Более ясный оттенок содержится в тех местах, где слово "прелестный", а соответственно, и вся приведенная выше терминология, прямо относится к неодушевленным предметам. Так, у Платона читаем о "прелестном" роднике под платаном с прохладной водой в жаркую погоду (Phaedr. 230b). В отношении животных говорится об их природной склонности (charis) к соитию (Legg. VIII 840d). Читаем о "соблазнительности" любовных дел (Phaedr. 254а). Люди с приятной наружностью (charienton) насмехаются над пожилыми гимнастами (R.P. V 452b). Философ Зенон Элейский представлен "приятным" на вид (Parm. 127b).

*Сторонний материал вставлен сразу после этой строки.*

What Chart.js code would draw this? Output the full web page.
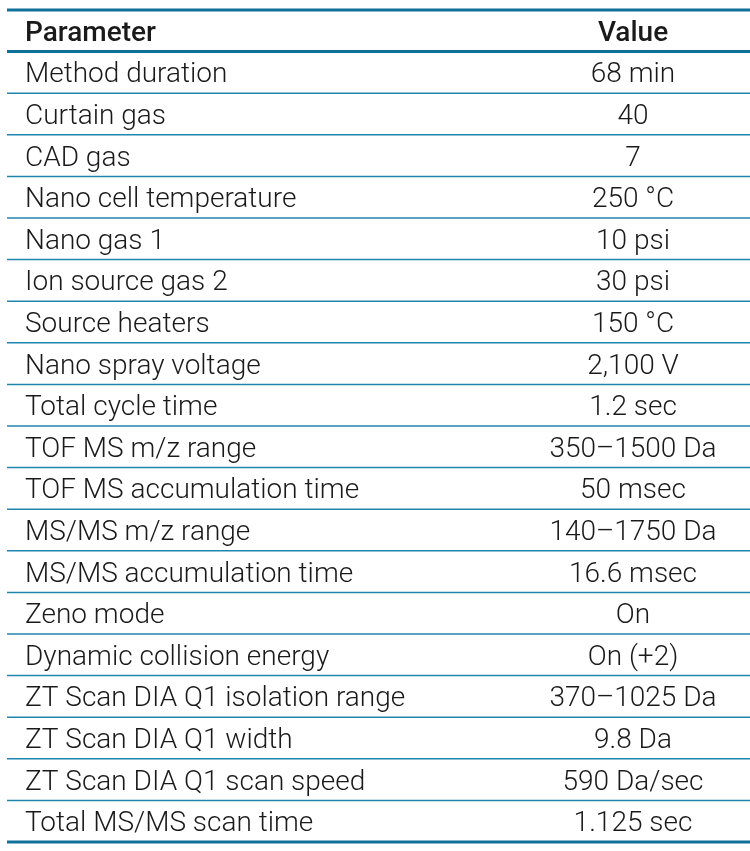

Однако "прелесть", "привлекательность", "обворожительность", "изящество" получают для Платона гораздо большую ценность с переходом от внешнего мира к внутреннему. Здесь мы прежде всего сталкиваемся с таким общим тезисом: если бы тело было судьей и судило на основании того, что нравится (charisi) ему самому, то все пришло бы в полное смешение (Gorg. 465d). В этом смысле читаем о "благорасположении" людей, берущих к себе чужих детей на воспитание (Legg. V 740с), о "прощении" влюбленным нарушения ими клятвы (Conv. 183b), о "благодарности" в отношении богов, наряду с их чествованием и поклонением им (Euthyphr. 15a, charis связывается здесь со святостью). Еще больше растет для Платона эта "привлекательность" и "чарующий" характер, когда он заговаривает о подлинном значении стереометрии (R.P. VII 528с, несмотря на невежество народа и отсутствие умелых руководителей), о философии (Gorg. 484с) и об усвоении наук вообще (Legg. II 667с). Конечно, этой внутренней charis, по Платону, можно сколько угодно пользоваться и в дурных целях, когда, например, пускается в ход личное "благорасположение" в противоположность законам (Politic. 300а).